Second set kicks off with a slow burn Dancin in the Streets. This song in this era can be great, and this one is pretty hot. Around the 2:50 or 3 minute mark before the jam Weir tells the crowd to make a conga line! Like it's a wedding or something! I was amused. 4:00 or so there is a sound drop. Then I noticed that this an ass-kicking cowbell version of Dancin, with multiple cowbell rhythms even. Awesome. Then Garcia starts tearing [CENSORED] apart with the jam, which almost goes into an Eleven type jammie. Great stuff. Some dipshit yells "Alligator!" at the break after this song, and is ignored.
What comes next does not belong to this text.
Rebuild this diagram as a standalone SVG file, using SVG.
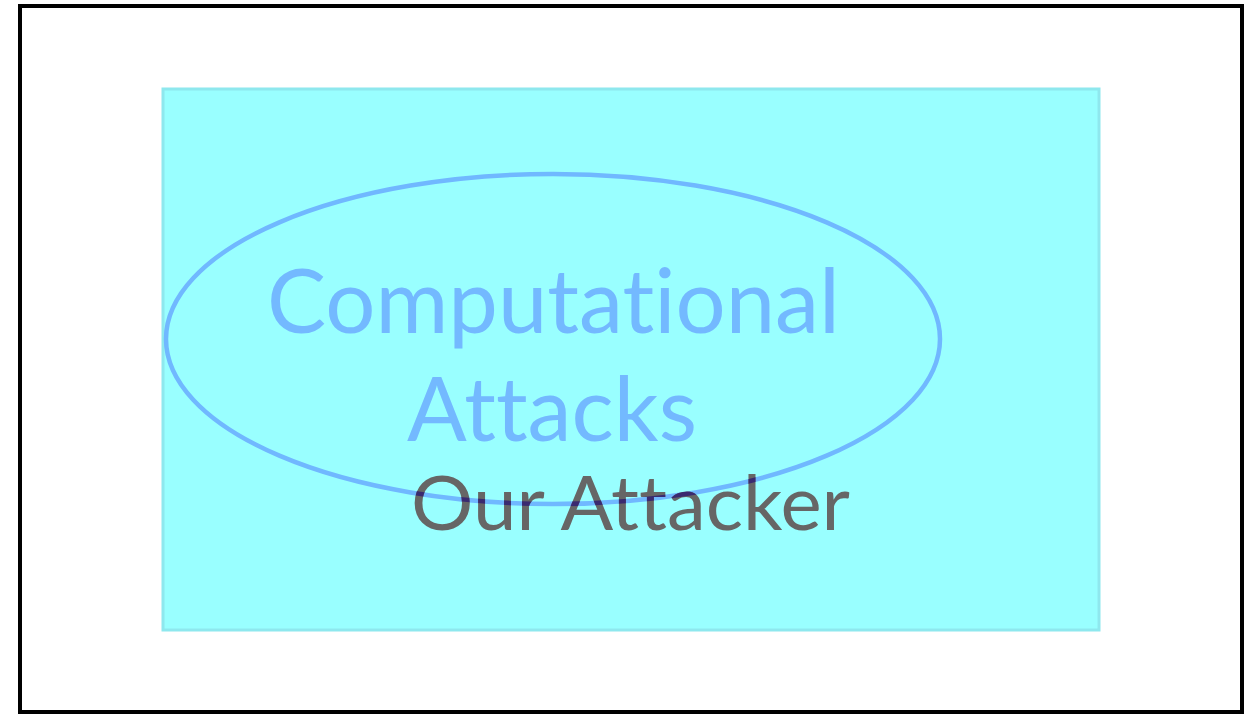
<svg xmlns="http://www.w3.org/2000/svg" width="1254" height="714" viewBox="0 0 1254 714">
<style>
.t{font-family:"Lato","Open Sans","DejaVu Sans",sans-serif;font-variant-ligatures:none}
</style>
<defs>
<clipPath id="ourClip"><text class="t" x="411" y="530" font-size="76" textLength="439" lengthAdjust="spacingAndGlyphs">Our Attacker</text></clipPath>
</defs>
<rect width="1254" height="714" fill="#ffffff"/>
<g id="frame"><rect x="20" y="6" width="1222" height="706" fill="#ffffff" stroke="#000000" stroke-width="4"/></g>
<g id="attacker-region">
<rect x="163" y="89" width="936" height="541" fill="#99ffff" stroke="#8ee8ee" stroke-width="3"/>
</g>
<g id="computational">
<text class="t" x="267" y="333" font-size="89" fill="#73b9ff" textLength="573" lengthAdjust="spacingAndGlyphs">Computational</text>
<text class="t" x="407" y="441" font-size="89" fill="#73b9ff" textLength="290" lengthAdjust="spacingAndGlyphs">Attacks</text>
<ellipse cx="553" cy="339" rx="387" ry="165" fill="none" stroke="#70b8ff" stroke-width="4.5"/>
</g>
<g id="attacker-label">
<text class="t" x="411" y="530" font-size="76" fill="#666666" textLength="439" lengthAdjust="spacingAndGlyphs">Our Attacker</text>
<ellipse cx="553" cy="339" rx="387" ry="165" fill="none" stroke="#3a2a70" stroke-width="4.5" clip-path="url(#ourClip)"/>
</g>
</svg>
Next Time You See Me and Mama Tried mark time after the nice vintage Dancin', not much to say about these tunes, kind of boring.
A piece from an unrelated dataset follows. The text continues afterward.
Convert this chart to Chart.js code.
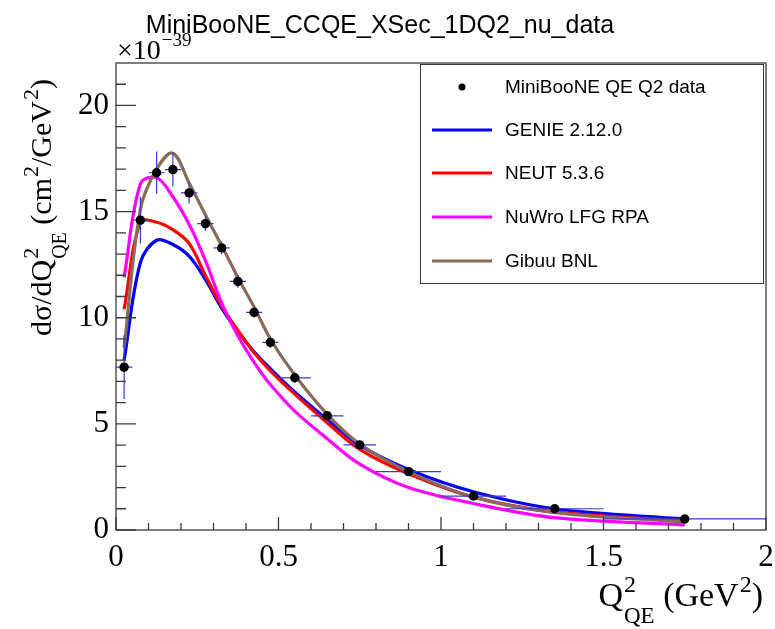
<!DOCTYPE html>
<html><head><meta charset="utf-8">
<script src="https://cdn.jsdelivr.net/npm/chart.js@4/dist/chart.umd.min.js"></script>
<style>html,body{margin:0;padding:0;background:#fff}#wrap{width:775px;height:629px;position:relative}</style>
</head><body><div id="wrap"><canvas id="c" width="775" height="629"></canvas></div>
<script>
// ---------- data ----------
const titleText = "MiniBooNE_CCQE_XSec_1DQ2_nu_data";
const q2Centers = [0.025,0.075,0.125,0.175,0.225,0.275,0.325,0.375,0.425,0.475,0.55,0.65,0.75,0.9,1.1,1.35,1.75];
const q2HalfWidths = [0.025,0.025,0.025,0.025,0.025,0.025,0.025,0.025,0.025,0.025,0.05,0.05,0.05,0.1,0.1,0.15,0.25];
const dataValues = [7.67,14.6,16.83,16.98,15.88,14.43,13.29,11.71,10.25,8.84,7.17,5.38,4.01,2.75,1.60,1.0,0.52];
const dataErrors = [1.5,1.1,1.0,0.8,0.5,0.35,0.3,0.3,0.25,0.25,0.25,0.2,0.2,0.15,0.12,0.1,0.08];
const genieValues = [8.0,12.6,13.65,13.45,12.9,11.8,10.45,9.35,8.4,7.6,6.5,5.2,4.0,2.85,1.8,1.0,0.52];
const neutValues  = [10.4,14.5,14.5,14.15,13.5,12.0,10.55,9.4,8.35,7.5,6.4,5.05,3.8,2.65,1.55,0.85,0.42];
const nuwroValues = [11.9,16.3,16.6,15.7,14.4,12.7,10.7,9.15,7.9,6.85,5.6,4.3,3.1,2.0,1.25,0.58,0.24];
const gibuuValues = [8.6,15.1,17.0,17.75,16.35,14.85,13.4,11.9,10.5,9.0,7.3,5.45,4.05,2.75,1.55,0.82,0.38];
const seriesLabels = ["MiniBooNE QE Q2 data","GENIE 2.12.0","NEUT 5.3.6","NuWro LFG RPA","Gibuu BNL"];
const xMajorTicks = [0,0.5,1,1.5,2];
const xTickLabels = ["0","0.5","1","1.5","2"];
const xMinorTicks = [0.1,0.2,0.3,0.4,0.6,0.7,0.8,0.9,1.1,1.2,1.3,1.4,1.6,1.7,1.8,1.9];
const yMajorTicks = [0,5,10,15,20];
const yTickLabels = ["0","5","10","15","20"];
const yMinorTicks = [1,2,3,4,6,7,8,9,11,12,13,14,16,17,18,19,21];

const pts = arr => arr.map((v,i)=>({x:q2Centers[i], y:v}));
const SERIF = "'Liberation Serif','Times New Roman',serif";
const SANS = "'Liberation Sans',Arial,sans-serif";
const FRAME = '#3a3a3a';

function richWidth(ctx, parts, F){
  let w=0;
  for(const p of parts){
    if(p.t!==undefined){ctx.font=F+'px '+SERIF; w+=ctx.measureText(p.t).width;}
    else{
      let ws=0, wb=0;
      if(p.sup){ctx.font=Math.round(F*0.72)+'px '+SERIF; ws=ctx.measureText(p.sup).width;}
      if(p.sub){ctx.font=Math.round(F*0.68)+'px '+SERIF; wb=ctx.measureText(p.sub).width;}
      w+=Math.max(ws,wb)+1;
    }
  }
  return w;
}
function drawRich(ctx, parts, x, y, F){
  ctx.textBaseline='alphabetic'; ctx.textAlign='left';
  for(const p of parts){
    if(p.t!==undefined){ctx.font=F+'px '+SERIF; ctx.fillText(p.t,x,y); x+=ctx.measureText(p.t).width;}
    else{
      let ws=0, wb=0;
      if(p.sup){ctx.font=Math.round(F*0.72)+'px '+SERIF; ctx.fillText(p.sup,x+1,y-F*0.42); ws=ctx.measureText(p.sup).width;}
      if(p.sub){ctx.font=Math.round(F*0.68)+'px '+SERIF; ctx.fillText(p.sub,x+1,y+F*0.5); wb=ctx.measureText(p.sub).width;}
      x+=Math.max(ws,wb)+1;
    }
  }
}

const rootPlugin = {
  id:'rootStyle',
  beforeDatasetDraw(chart,args){
    if(args.index!==0) return;
    const ctx=chart.ctx, xs=chart.scales.x, ys=chart.scales.y;
    ctx.save();
    ctx.strokeStyle='#3b3bd0'; ctx.lineWidth=1.2;
    ctx.beginPath();
    q2Centers.forEach((c,i)=>{
      const px=xs.getPixelForValue(c), py=ys.getPixelForValue(dataValues[i]);
      const x1=xs.getPixelForValue(c-q2HalfWidths[i]), x2=xs.getPixelForValue(c+q2HalfWidths[i]);
      const y1=ys.getPixelForValue(dataValues[i]+dataErrors[i]), y2=ys.getPixelForValue(dataValues[i]-dataErrors[i]);
      ctx.moveTo(x1,py); ctx.lineTo(x2,py);
      ctx.moveTo(px,y1); ctx.lineTo(px,y2);
    });
    ctx.stroke();
    ctx.restore();
  },
  afterDraw(chart){
    const ctx=chart.ctx, a=chart.chartArea, xs=chart.scales.x, ys=chart.scales.y;
    ctx.save();
    // frame
    ctx.strokeStyle=FRAME; ctx.lineWidth=1.3;
    ctx.strokeRect(a.left,a.top,a.right-a.left,a.bottom-a.top);
    // ticks
    ctx.beginPath();
    xMajorTicks.forEach(v=>{const p=xs.getPixelForValue(v); ctx.moveTo(p,a.bottom); ctx.lineTo(p,a.bottom-13);});
    xMinorTicks.forEach(v=>{const p=xs.getPixelForValue(v); ctx.moveTo(p,a.bottom); ctx.lineTo(p,a.bottom-7);});
    yMajorTicks.forEach(v=>{const p=ys.getPixelForValue(v); ctx.moveTo(a.left,p); ctx.lineTo(a.left+20,p);});
    yMinorTicks.forEach(v=>{const p=ys.getPixelForValue(v); ctx.moveTo(a.left,p); ctx.lineTo(a.left+10,p);});
    ctx.stroke();
    // title
    ctx.fillStyle='#000';
    ctx.font='25px '+SANS; ctx.textAlign='center'; ctx.textBaseline='alphabetic';
    ctx.fillText(titleText,380,33);
    // x10^-39
    ctx.textAlign='left';
    ctx.font='28px '+SERIF; ctx.fillText('\u00d710',a.left+1,59);
    const w10=ctx.measureText('\u00d710').width;
    ctx.font='19px '+SERIF; ctx.fillText('\u221239',a.left+1+w10+1,46);
    // x title
    const F=34;
    const xParts=[{t:'Q'},{sup:'2',sub:'QE'},{t:' (GeV'},{sup:'2'},{t:')'}];
    const xw=richWidth(ctx,xParts,F);
    drawRich(ctx,xParts,763-xw,606,F);
    // y title
    const FY=30;
    const yParts=[{t:'d\u03c3/dQ'},{sup:'2',sub:'QE'},{t:' (cm'},{sup:'2'},{t:'/GeV'},{sup:'2'},{t:')'}];
    ctx.save(); ctx.translate(51,336); ctx.rotate(-Math.PI/2);
    drawRich(ctx,yParts,0,0,FY);
    ctx.restore();
    // legend
    const L={x:420,y:64,w:343,h:219};
    ctx.fillStyle='#fff'; ctx.fillRect(L.x,L.y,L.w,L.h);
    ctx.strokeStyle=FRAME; ctx.lineWidth=1; ctx.strokeRect(L.x+0.5,L.y+0.5,L.w,L.h);
    const rows=[87,130,173,217,261];
    chart.data.datasets.forEach((ds,i)=>{
      const yy=rows[i];
      if(i===0){ctx.fillStyle='#000'; ctx.beginPath(); ctx.arc(462,yy,3.5,0,Math.PI*2); ctx.fill();}
      else{ctx.strokeStyle=ds.borderColor; ctx.lineWidth=3; ctx.beginPath(); ctx.moveTo(432,yy); ctx.lineTo(492,yy); ctx.stroke();}
      ctx.fillStyle='#000'; ctx.font='19px '+SANS; ctx.textAlign='left'; ctx.textBaseline='middle';
      ctx.fillText(ds.label,505,yy+1);
    });
    ctx.restore();
  }
};

const lineDs=(label,vals,color,order)=>({label,data:pts(vals),showLine:true,borderColor:color,backgroundColor:color,borderWidth:3.2,pointRadius:0,tension:0.35,order});

new Chart(document.getElementById('c').getContext('2d'),{
  type:'scatter',
  data:{datasets:[
    {label:seriesLabels[0],data:pts(dataValues),showLine:false,pointRadius:4.7,backgroundColor:'#000',borderColor:'#000',borderWidth:0,order:0},
    lineDs(seriesLabels[1],genieValues,'#0000ff',4),
    lineDs(seriesLabels[2],neutValues,'#ff0000',3),
    lineDs(seriesLabels[3],nuwroValues,'#ff00ff',2),
    lineDs(seriesLabels[4],gibuuValues,'#8a6b5a',1)
  ]},
  options:{
    responsive:false, animation:false, devicePixelRatio:1,
    layout:{padding:{left:0,right:9,top:63,bottom:0}},
    plugins:{legend:{display:false},tooltip:{enabled:false},title:{display:false}},
    scales:{
      x:{type:'linear',min:0,max:2,
        afterBuildTicks:s=>{s.ticks=xMajorTicks.map(v=>({value:v}));},
        afterFit:s=>{s.height=99; s.paddingLeft=0; s.paddingRight=0;},
        grid:{display:false,drawTicks:false}, border:{display:false},
        ticks:{autoSkip:false,maxRotation:0,padding:9,color:'#000',font:{family:SERIF,size:31},
          callback:(v)=>xTickLabels[xMajorTicks.indexOf(v)]}},
      y:{type:'linear',min:0,max:22,
        afterBuildTicks:s=>{s.ticks=yMajorTicks.map(v=>({value:v}));},
        afterFit:s=>{s.width=116; s.paddingTop=0; s.paddingBottom=0;},
        grid:{display:false,drawTicks:false}, border:{display:false},
        ticks:{autoSkip:false,padding:7,color:'#000',font:{family:SERIF,size:31},
          callback:(v)=>yTickLabels[yMajorTicks.indexOf(v)]}}
    }
  },
  plugins:[rootPlugin]
});
</script></body></html>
Cryptical Envelopment-Drums-TOO-Cryptical Reprise is great stuff, beefy drums, some guy can't handle the tension and yells "Do It!" before the TOO entrance, and after 10 or 15 seconds, Phil does it, and he does it in style. Nice combo, nice drums. Around 1:20 of TOO there is a small sound dropout.
Sugar Magnolia-Sunshine Daydream is nothing to write home about.
A fair to middling early version of the song with some sound issues.
As I said before Attics of my Life would be decent if the first half wasn't spent with the microphone being beaten up.
It's A Man's World starts out iffy with Pigpen overdoing it, but Garcia and company save it with a pretty sweet blues jam.
Not Fade Away is pretty solid, great version of this tune, more often than not, the NFA of this era is fun for me, and the embryonic And We Bid You Goodnight Jam shows up in the end, later to become part of GDTRFB. I enjoyed this one.
Casey Jones and Uncle John's Band close this one out, nothing superexciting here.
Take what you want here, but I liked this show a lot, especially the ass kicking first set. Loved the extended jams that I expected from the second set. Not everything was great, but there were many moments of this show that stood out, and the vintage Garcia factor is always fun, he was into this one, as one would expect straight from the Fillmore West.